CNN 2011-05-01(在线收听

On Monday, the National Weather Service alert said "the levee may fail at any time." Yesterday was "any time." This is the levee we've been telling you about in Poplar Bluff, Missouri. We reported on it yesterday, in fact. It failed in at least four spots along the Black River. Levees are barriers that are designed to prevent flooding. With this one failing, officials are ramping up evacuations in the area. They already ordered some evacuations. Around a thousand more people were told to evacuate on Tuesday.

Based on the way that the levee failed, authorities think Poplar Bluff won't get hit too badly. They expect most of the flood waters to end up in a more rural area. Of course, all of this is being caused by tremendous amounts of rain that have been falling there. A police official in Poplar Bluff said the city's gotten 15 inches of rain in the last four days, and more of it is on the way. The National Weather Service says parts of Missouri could see record flooding. That's why Governor Jay Nixon has sent out the Missouri National Guard to help with relief efforts and to reinforce levees.

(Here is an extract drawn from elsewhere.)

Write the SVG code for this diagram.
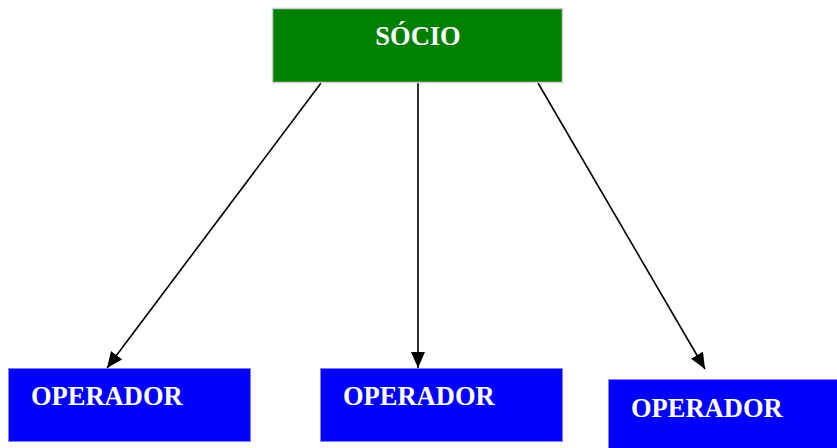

From Texas to Tennessee, states across the southern U.S. could face severe thunderstorms, possible tornadoes. But Arkansas, the state that's just to the south of Missouri, has already gotten slammed by severe weather. Storms tore through the state on Monday. More than a dozen homes destroyed, and at least eight people were killed. The state's governor said he was surprised there weren't more deaths given the amount of damage caused by the severe weather. He declared a state of emergency, which will free up money and government resources for the relief efforts. The winds, so powerful that they flipped over cars and ripped up trees, like you see here. The governor said normally, the wind would just snap the trees. But because the ground was so wet, the trees were just pulled right out by the wind.